French Dip Beef Sandwiches with Onion Gravy and a Green Salad

(from castro15’s recipe box)

Categories: Meals

Ingredients

  • 2 Onion
  • 2 tablespoon Montreal Steak Spice
  • 20 ounce Beef Stir-Fry
  • 2 Beef Stock Concentrate
  • 4 Demi Baguette
  • 1 cup Italian Cheese
  • 1 Lemon
  • 4 ounce Spring Mix

Directions

  1. Wash and dry all produce. Halve, peel, and slice onion. Melt 1 TBSP butter in a large pan over medium-high heat. Add onion and cook, tossing, until lightly browned, 1-2 minutes. Lower heat to medium and toss in 1 tsp Montreal steak spice (we sent more). Season with salt and pepper. Cook, tossing, until very soft and browned, 4-5 minutes.

  2. Heat a drizzle of oil in another large pan over medium-high heat. Pat beef dry with a paper towel, then season all over with salt, pepper, and remaining Montreal steak spice. Add to pan and cook, tossing occasionally, until browned and cooked through, 2-4 minutes. Remove from pan and set aside.
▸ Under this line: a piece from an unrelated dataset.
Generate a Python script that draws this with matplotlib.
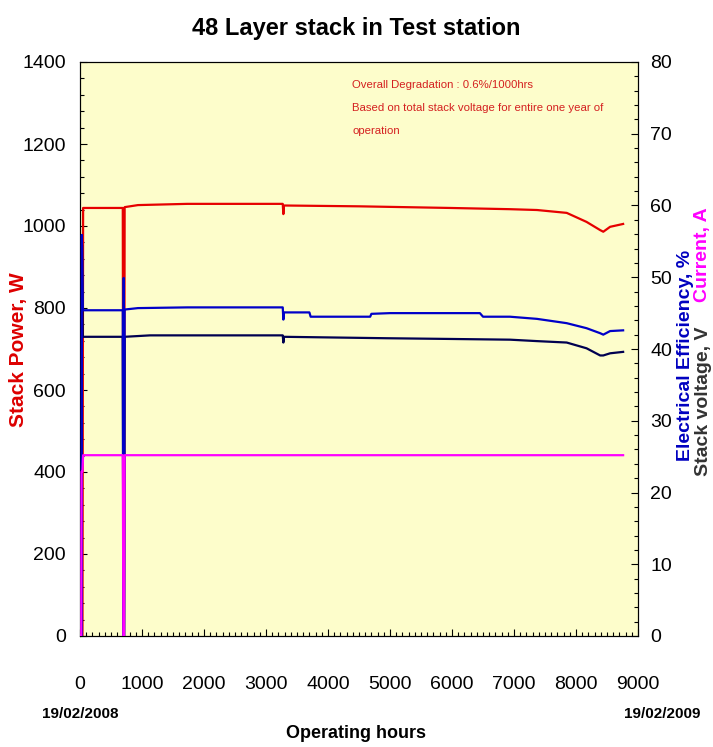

  3. Transfer cooked onion to pan used for beef over medium-high heat. Stir in 1 cup of water and stock concentrate, scraping up any browned bits on bottom. Bring to a simmer, then lower heat to medium. Cook until slightly reduced, 2-3 minutes. Remove from heat.

  4. Cut baguettes in half lengthwise. Sprinkle ¼ of the cheese onto one baguette bottom, then top with half the beef and another ¼ of the cheese. Remove some onion slices from gravy and arrange on top, then cover with a baguette top to make sandwich. Repeat with remaining baguette and fillings. TIP: It’s OK if you don’t use all the onions.

  5. Wipe out pan used for onions, then melt 1 TBSP butter in it over medium-low heat. Add sandwiches and toast until golden, 1-2 minutes per side. (TIP: Press down on the sandwiches as they toast—try using a heavy pan to keep them flat.)

  6. While sandwiches toast, halve lemon. Toss lettuce in a medium bowl with a large drizzle olive oil and squeeze or two of lemon. Season with salt and pepper. Divide sandwiches and salad between plates. Divide gravy between two small bowls and serve on the side for dipping sandwiches into.